The walls came tumbling down, CRASH!

Joshua 5:13-6:27.  The Israelites cross the Jordan River into the Promised Land but the first challenge is Jericho.  The Battle of Jericho presents two facts that are not so comfortable.  Achieving our dream does not mean that challenges and trials will not come.  We get married but in fact, we do not live happy ever after.  We discover the spouse is not perfect – nor are we.  We get that perfect job but our coworker has rough edges and there are deadlines to meet.  We buy that beautiful house of our dreams but we have to pay the mortgage.  In this world, crossing into our dream experience is often a rude awakening.  It will only be perfect as we cross into heaven and we live totally under God’s rules.  We believe life then will finally become “happy ever after.”  For now we face two realities.  God does not tolerate idolatry and God forgives.

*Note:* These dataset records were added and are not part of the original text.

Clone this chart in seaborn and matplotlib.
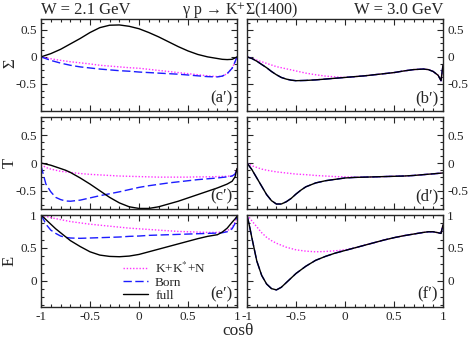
import matplotlib
matplotlib.use("Agg")
import matplotlib.pyplot as plt
import seaborn as sns
from matplotlib.ticker import MultipleLocator

# ---- data ----
# (a') Sigma, W = 2.1 GeV
xa = [-1, -0.9, -0.8, -0.7, -0.6, -0.5, -0.4, -0.3, -0.2, -0.1, 0, 0.1, 0.2,
      0.3, 0.4, 0.5, 0.6, 0.7, 0.8, 0.85, 0.9, 0.95, 0.98, 1.0]
a_full = [0, 0.06, 0.14, 0.24, 0.34, 0.45, 0.54, 0.585, 0.59, 0.565, 0.52, 0.45, 0.37,
          0.28, 0.19, 0.11, 0.045, 0.0, -0.03, -0.045, -0.05, -0.045, -0.02, 0.0]
a_born = [0, -0.065, -0.115, -0.155, -0.185, -0.205, -0.225, -0.24, -0.255, -0.265, -0.28,
          -0.29, -0.30, -0.31, -0.32, -0.335, -0.35, -0.365, -0.37, -0.355, -0.31, -0.21,
          -0.09, 0.0]
a_kkn = [0, -0.035, -0.065, -0.09, -0.11, -0.13, -0.155, -0.17, -0.185, -0.2, -0.21,
         -0.23, -0.25, -0.27, -0.29, -0.31, -0.33, -0.35, -0.365, -0.355, -0.31, -0.21,
         -0.09, 0.0]

# (b') Sigma, W = 3.0 GeV
xb = [-1, -0.95, -0.9, -0.85, -0.8, -0.75, -0.7, -0.65, -0.6, -0.55, -0.5, -0.4, -0.3,
      -0.2, -0.1, 0, 0.1, 0.2, 0.3, 0.4, 0.5, 0.6, 0.7, 0.8, 0.85, 0.9, 0.95, 0.98, 1.0]
b_full = [0, -0.03, -0.08, -0.14, -0.2, -0.27, -0.33, -0.38, -0.41, -0.43, -0.44, -0.435,
          -0.425, -0.41, -0.395, -0.38, -0.365, -0.35, -0.33, -0.31, -0.29, -0.26, -0.235,
          -0.225, -0.235, -0.27, -0.34, -0.44, -0.15]
b_kkn = [0, -0.03, -0.06, -0.09, -0.12, -0.15, -0.18, -0.2, -0.22, -0.24, -0.26, -0.3,
         -0.33, -0.355, -0.37, -0.38, -0.365, -0.35, -0.33, -0.31, -0.29, -0.26, -0.235,
         -0.225, -0.235, -0.27, -0.34, -0.44, -0.15]

# (c') T, W = 2.1 GeV
xc = [-1, -0.95, -0.9, -0.85, -0.8, -0.75, -0.7, -0.6, -0.5, -0.4, -0.3, -0.2, -0.1, 0,
      0.1, 0.2, 0.3, 0.4, 0.5, 0.6, 0.7, 0.8, 0.9, 0.95, 0.98, 1.0]
c_full = [0, -0.02, -0.04, -0.07, -0.1, -0.13, -0.17, -0.27, -0.38, -0.5, -0.62, -0.72,
          -0.79, -0.82, -0.82, -0.79, -0.74, -0.69, -0.63, -0.57, -0.51, -0.45, -0.38,
          -0.33, -0.25, -0.1]
c_born = [-0.05, -0.38, -0.52, -0.62, -0.66, -0.685, -0.69, -0.67, -0.63, -0.59, -0.555,
          -0.52, -0.48, -0.44, -0.41, -0.385, -0.36, -0.34, -0.32, -0.30, -0.285, -0.27,
          -0.25, -0.235, -0.2, -0.1]
c_kkn = [-0.03, -0.08, -0.11, -0.13, -0.15, -0.16, -0.17, -0.19, -0.205, -0.215, -0.225,
         -0.235, -0.24, -0.245, -0.25, -0.255, -0.255, -0.255, -0.255, -0.25, -0.25,
         -0.245, -0.24, -0.23, -0.2, -0.1]

# (d') T, W = 3.0 GeV
xd = [-1, -0.95, -0.9, -0.85, -0.8, -0.75, -0.7, -0.65, -0.6, -0.55, -0.5, -0.45, -0.4,
      -0.3, -0.2, -0.1, 0, 0.1, 0.2, 0.3, 0.4, 0.5, 0.6, 0.7, 0.8, 0.9, 1.0]
d_full = [0, -0.12, -0.27, -0.42, -0.57, -0.68, -0.74, -0.74, -0.70, -0.64, -0.56, -0.49,
          -0.43, -0.36, -0.32, -0.295, -0.27, -0.26, -0.255, -0.25, -0.245, -0.24, -0.235,
          -0.225, -0.21, -0.195, -0.18]
d_kkn = [0, -0.05, -0.08, -0.11, -0.13, -0.145, -0.16, -0.17, -0.18, -0.19, -0.2, -0.205,
         -0.21, -0.225, -0.235, -0.245, -0.25, -0.255, -0.255, -0.25, -0.245, -0.24, -0.235,
         -0.225, -0.21, -0.195, -0.18]

# (e') E, W = 2.1 GeV
xe = [-1, -0.97, -0.95, -0.9, -0.85, -0.8, -0.75, -0.7, -0.6, -0.5, -0.4, -0.3, -0.2,
      -0.1, 0, 0.1, 0.2, 0.3, 0.4, 0.5, 0.6, 0.7, 0.8, 0.85, 0.9, 0.95, 0.98, 1.0]
e_full = [1.0, 0.96, 0.93, 0.86, 0.79, 0.73, 0.67, 0.61, 0.52, 0.44, 0.39, 0.37, 0.365,
          0.375, 0.40, 0.44, 0.48, 0.52, 0.56, 0.60, 0.64, 0.675, 0.70, 0.74, 0.80, 0.89,
          0.94, 0.98]
e_born = [1.0, 0.92, 0.86, 0.77, 0.72, 0.68, 0.66, 0.65, 0.645, 0.65, 0.655, 0.66, 0.665,
          0.675, 0.68, 0.69, 0.695, 0.70, 0.705, 0.71, 0.715, 0.72, 0.725, 0.73, 0.745,
          0.79, 0.87, 0.98]
e_kkn = [1.0, 0.99, 0.98, 0.96, 0.945, 0.93, 0.915, 0.90, 0.88, 0.86, 0.845, 0.83, 0.815,
         0.80, 0.79, 0.78, 0.77, 0.76, 0.75, 0.745, 0.74, 0.735, 0.735, 0.74, 0.76, 0.81,
         0.89, 0.98]

# (f') E, W = 3.0 GeV
xf = [-1, -0.97, -0.95, -0.9, -0.85, -0.8, -0.75, -0.7, -0.65, -0.6, -0.55, -0.5, -0.4,
      -0.3, -0.2, -0.1, 0, 0.1, 0.2, 0.3, 0.4, 0.5, 0.6, 0.7, 0.8, 0.85, 0.9, 0.95, 0.98, 1.0]
f_full = [1.0, 0.8, 0.65, 0.30, 0.08, -0.05, -0.12, -0.14, -0.10, -0.03, 0.04, 0.11, 0.22,
          0.31, 0.37, 0.42, 0.46, 0.50, 0.54, 0.58, 0.62, 0.655, 0.685, 0.71, 0.735, 0.745,
          0.745, 0.73, 0.72, 0.85]
f_kkn = [1.0, 0.95, 0.91, 0.82, 0.73, 0.66, 0.61, 0.57, 0.54, 0.51, 0.49, 0.47, 0.45, 0.44,
         0.445, 0.455, 0.47, 0.50, 0.54, 0.58, 0.62, 0.655, 0.685, 0.71, 0.735, 0.745,
         0.745, 0.73, 0.72, 0.85]

labels = ["K+K$^{*}$+N", "Born", "full"]
xticks = [-1, -0.5, 0, 0.5, 1]
xticklabels = ["-1", "-0.5", "0", "0.5", "1"]

sns.set_style("ticks")
plt.rcParams["font.family"] = ["Liberation Serif", "DejaVu Serif"]
plt.rcParams["mathtext.fontset"] = "stix"
plt.rcParams["axes.unicode_minus"] = False

fig = plt.figure(figsize=(4.69, 3.38), dpi=100)

col_x = [41 / 469, 247 / 469]
row_y = [1 - 111 / 338, 1 - 209 / 338, 1 - 307 / 338]
w, h = 196 / 469, 92 / 338

magenta = "#ff30ff"
blue = "#1c1cff"

panels = [
    # x, kkn, born, full, ylim, yticks, yticklabels, tag
    (xa, a_kkn, a_born, a_full, (-1.0, 0.7), [-0.5, 0, 0.5], ["-0.5", "0", "0.5"], "(a\u2032)"),
    (xb, b_kkn, b_full, b_full, (-1.0, 0.7), [-0.5, 0, 0.5], ["-0.5", "0", "0.5"], "(b\u2032)"),
    (xc, c_kkn, c_born, c_full, (-0.83, 0.83), [-0.5, 0, 0.5], ["-0.5", "0", "0.5"], "(c\u2032)"),
    (xd, d_kkn, d_full, d_full, (-0.83, 0.83), [-0.5, 0, 0.5], ["-0.5", "0", "0.5"], "(d\u2032)"),
    (xe, e_kkn, e_born, e_full, (-0.4, 1.0), [0, 0.5, 1], ["0", "0.5", "1"], "(e\u2032)"),
    (xf, f_kkn, f_full, f_full, (-0.4, 1.0), [0, 0.5, 1], ["0", "0.5", "1"], "(f\u2032)"),
]

for i, (x, kkn, born, full, ylim, yt, ytl, tag) in enumerate(panels):
    row, col = divmod(i, 2)
    ax = fig.add_axes([col_x[col], row_y[row], w, h])
    sns.lineplot(x=x, y=kkn, ax=ax, color=magenta, lw=1.0, linestyle=(0, (1, 1.3)),
                 sort=False, estimator=None, label=labels[0])
    sns.lineplot(x=x, y=born, ax=ax, color=blue, lw=1.0, linestyle=(0, (6, 2.5)),
                 sort=False, estimator=None, label=labels[1])
    sns.lineplot(x=x, y=full, ax=ax, color="black", lw=1.0,
                 sort=False, estimator=None, label=labels[2])
    ax.set_xlim(-1, 1)
    ax.set_ylim(*ylim)
    ax.set_xticks(xticks)
    ax.set_yticks(yt)
    ax.set_yticklabels(ytl)
    ax.xaxis.set_minor_locator(MultipleLocator(0.1))
    ax.yaxis.set_minor_locator(MultipleLocator(0.125))
    ax.tick_params(which="both", direction="in", top=True, right=True, labelsize=9.5,
                   width=0.8, pad=3)
    ax.tick_params(which="major", length=4)
    ax.tick_params(which="minor", length=2)
    if row == 2:
        ax.set_xticklabels(xticklabels)
    else:
        ax.set_xticklabels([])
    if col == 1:
        ax.tick_params(labelleft=False, labelright=True)
    for s in ax.spines.values():
        s.set_linewidth(1.0)
    ax.set_xlabel("")
    ax.set_ylabel("")
    ax.text(0.975, 0.05, tag, transform=ax.transAxes, ha="right", va="bottom", fontsize=12)
    if i == 4:
        ax.legend(loc="lower left", bbox_to_anchor=(0.38, -0.03), frameon=False,
                  fontsize=9.5, handlelength=1.9, labelspacing=0.05, handletextpad=0.5,
                  borderaxespad=0.2)
    else:
        ax.get_legend().remove()

fig.text(41 / 469, 1 - 14 / 338, "W = 2.1 GeV", ha="left", va="baseline", fontsize=12)
fig.text(240 / 469, 1 - 14 / 338, "\u03b3 p \u2192 K$^{+}$\u03a3(1400)",
         ha="center", va="baseline", fontsize=11.5)
fig.text(443 / 469, 1 - 14 / 338, "W = 3.0 GeV", ha="right", va="baseline", fontsize=12)

for yl, yc in [("\u03a3", 63), ("T", 163), ("E", 261)]:
    fig.text(10 / 469, 1 - yc / 338, yl, rotation=90, ha="center", va="center", fontsize=12)
fig.text(238 / 469, 1 - 335 / 338, "cos\u03b8", ha="center", va="baseline", fontsize=12.5)

fig.savefig("out.png", dpi=100)
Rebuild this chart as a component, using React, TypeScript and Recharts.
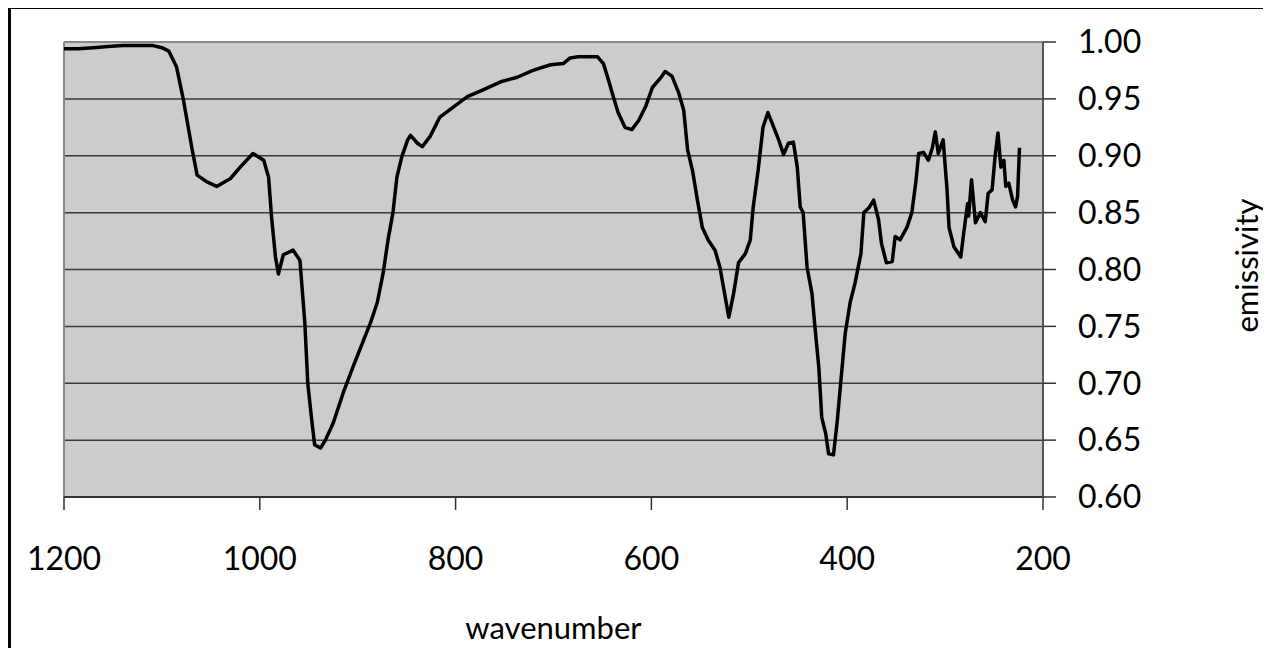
import React from 'react';
import { LineChart, Line, XAxis, YAxis, CartesianGrid, ReferenceLine, Label } from 'recharts';

// spectrum
const wavenumbers = [
  1200, 1185, 1170, 1155, 1140, 1125, 1110, 1100, 1093, 1085, 1078, 1069, 1064, 1054, 1044, 1030, 1020, 1007,
  996, 991, 988, 984, 981, 976, 966, 959, 954, 951, 947, 944, 938, 933, 925, 915, 905, 894, 887, 880, 874, 869,
  864, 860, 855, 849, 846, 839, 834, 826, 816, 802, 788, 772, 754, 737, 721, 703, 690, 683, 675, 665, 655, 649,
  644, 639, 634, 627, 620, 613, 606, 599, 591, 586, 579, 572, 567, 563, 558, 553, 548, 542, 535, 530, 524, 521,
  516, 511, 504, 499, 496, 491, 486, 481, 475, 470, 465, 460, 455, 451, 448, 445, 441, 436, 433, 429, 426, 422,
  419, 414, 410, 407, 402, 397, 392, 386, 383, 378, 373, 368, 365, 360, 354, 351, 346, 339, 334, 330, 327, 322,
  317, 313, 310, 307, 302, 298, 296, 291, 284, 281, 277, 276, 273, 269, 264, 259, 256, 252, 249, 246, 243, 240,
  238, 235, 231, 228, 226, 224,
];

const emissivity = [
  0.994, 0.994, 0.995, 0.996, 0.997, 0.997, 0.997, 0.995, 0.992, 0.978, 0.949, 0.905, 0.883, 0.877, 0.873, 0.88,
  0.89, 0.902, 0.896, 0.881, 0.846, 0.811, 0.796, 0.813, 0.817, 0.808, 0.753, 0.7, 0.668, 0.646, 0.643, 0.65,
  0.665, 0.691, 0.714, 0.738, 0.753, 0.771, 0.797, 0.826, 0.85, 0.881, 0.899, 0.914, 0.918, 0.911, 0.908, 0.917,
  0.934, 0.943, 0.952, 0.958, 0.965, 0.969, 0.975, 0.98, 0.981, 0.986, 0.987, 0.987, 0.987, 0.981, 0.967, 0.952,
  0.938, 0.925, 0.923, 0.931, 0.943, 0.96, 0.968, 0.974, 0.97, 0.955, 0.94, 0.905, 0.887, 0.861, 0.837, 0.826,
  0.817, 0.802, 0.773, 0.758, 0.779, 0.806, 0.814, 0.826, 0.855, 0.887, 0.925, 0.938, 0.925, 0.914, 0.901, 0.911,
  0.912, 0.89, 0.855, 0.85, 0.802, 0.779, 0.75, 0.714, 0.67, 0.656, 0.638, 0.637, 0.668, 0.697, 0.744, 0.771,
  0.788, 0.814, 0.85, 0.854, 0.861, 0.844, 0.823, 0.806, 0.807, 0.829, 0.826, 0.837, 0.85, 0.876, 0.902, 0.903,
  0.896, 0.907, 0.921, 0.902, 0.914, 0.87, 0.837, 0.82, 0.811, 0.832, 0.858, 0.847, 0.879, 0.841, 0.85, 0.842,
  0.867, 0.87, 0.899, 0.92, 0.89, 0.896, 0.873, 0.876, 0.861, 0.855, 0.864, 0.907,
];

const xTicks = [1200, 1000, 800, 600, 400, 200];
const yTicks = [0.6, 0.65, 0.7, 0.75, 0.8, 0.85, 0.9, 0.95, 1.0];

const data = wavenumbers.map((wn, i) => ({ wn, e: emissivity[i] }));

const FONT = 'Lato, "Open Sans", sans-serif';

const XTitle = ({ viewBox }: any) => {
  const x = viewBox.x + viewBox.width / 2;
  const y = viewBox.y + viewBox.height - 9;
  return (
    <text x={x} y={y} textAnchor="middle" fontFamily={FONT} fontSize={31} fill="#000">
      wavenumber
    </text>
  );
};

const YTitle = ({ viewBox }: any) => {
  const x = viewBox.x + 203;
  const y = viewBox.y + viewBox.height / 2 - 4;
  return (
    <text
      x={x}
      y={y}
      transform={`rotate(-90 ${x} ${y})`}
      textAnchor="middle"
      dominantBaseline="central"
      fontFamily={FONT}
      fontSize={31}
      fill="#000"
    >
      emissivity
    </text>
  );
};

export default function App() {
  return (
    <div style={{ position: 'relative', width: 1263, height: 640 }}>
      {/* outer frame, only top and left edges show in the picture */}
      <div
        style={{
          position: 'absolute',
          left: 0,
          top: -2,
          width: 1263,
          height: 642,
          borderTop: '3px solid #000',
          borderLeft: '3px solid #000',
          boxSizing: 'border-box',
        }}
      />
      <LineChart
        width={1263}
        height={640}
        data={data}
        margin={{ top: 34, left: 56, right: 0, bottom: 0 }}
        style={{ position: 'absolute', left: 0, top: 0 }}
      >
        <CartesianGrid vertical={false} fill="#cccccc" stroke="#3a3a3a" strokeWidth={1.5} />
        <XAxis
          dataKey="wn"
          type="number"
          domain={[200, 1200]}
          reversed
          ticks={xTicks}
          interval={0}
          height={151}
          tickSize={13}
          tickMargin={37}
          axisLine={{ stroke: '#333', strokeWidth: 2 }}
          tickLine={{ stroke: '#333', strokeWidth: 1.5 }}
          tick={{ fontFamily: FONT, fontSize: 32, fill: '#000' }}
        >
          <Label content={<XTitle />} />
        </XAxis>
        <YAxis
          orientation="right"
          type="number"
          domain={[0.6, 1.0]}
          ticks={yTicks}
          interval={0}
          width={228}
          tickSize={13}
          tickMargin={22}
          tickFormatter={(v: number) => v.toFixed(2)}
          axisLine={{ stroke: '#555', strokeWidth: 2 }}
          tickLine={{ stroke: '#333', strokeWidth: 1.5 }}
          tick={{ fontFamily: FONT, fontSize: 32, fill: '#000' }}
        >
          <Label content={<YTitle />} />
        </YAxis>
        <ReferenceLine x={1200} stroke="#888" strokeWidth={2} />
        <ReferenceLine y={1.0} stroke="#888" strokeWidth={2} />
        <Line
          type="linear"
          dataKey="e"
          stroke="#000"
          strokeWidth={3.5}
          strokeLinejoin="round"
          dot={false}
          isAnimationActive={false}
        />
      </LineChart>
    </div>
  );
}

         Joshua and the Israelites must defeat Jericho.  Our epic hero is building a nation to bless all nations and perhaps it is not surprising that God does not tolerate idolatry.  He did not tolerate it in Egypt or with the Golden Calf.  In our age of tolerance and the tendency to believe all religions lead to a god, we may find this story a bit challenging.  We do not like to separate things into right and wrong.  The areas the people of Israel were moving into, though, served baals or deities that used women as temple prostitutes, that offered human and child sacrifices and did not acknowledge “I AM.”  In God’s kingdom idolatry is not tolerated.  “I AM” is God and not our senses. It will be an ongoing theme throughout the Bible and an ongoing battle for people.

         Secondly, we meet Rahab, the prostitute.  She is the second woman listed in Matthew’s genealogy of Jesus.  Rahab sees reality, God is on the Israelites side, and pleads for mercy for herself and her family.  Colloquially we would say, Rahab sought forgiveness. Rahab and family are spared.  Rahab marries Boaz’s father and Boaz marries Ruth who becomes the great grandmother of King David!  In the midst of the ugliness of life with all its challenges exists a beautiful example of what happens when we seek mercy from God.  God is just and God is merciful.

         So perhaps we need to ask ourselves today if we have become sloppy and compromised our values, trusting that God is love and will turn a blind eye.  While we believe in God’s presence, we live as if God is preoccupied with “the other guy.”  That sneaky side of our human nature is so easy to ignore and we convince ourselves we will do better tomorrow.  In truth, we lie to ourselves and compromise the faith in a God who guards our lives.  Now is the time to “come clean”.  1 John 1:9 says, “If we confess our sins, he who is faithful and just will forgive us our sins and cleanse us from all unrighteousness.”  That seems easy but is so hard to come to the point of doing.  Let those walls of self come tumbling down, CRASH. God give you the strength to seek his face today.  He is merciful.  Blessings.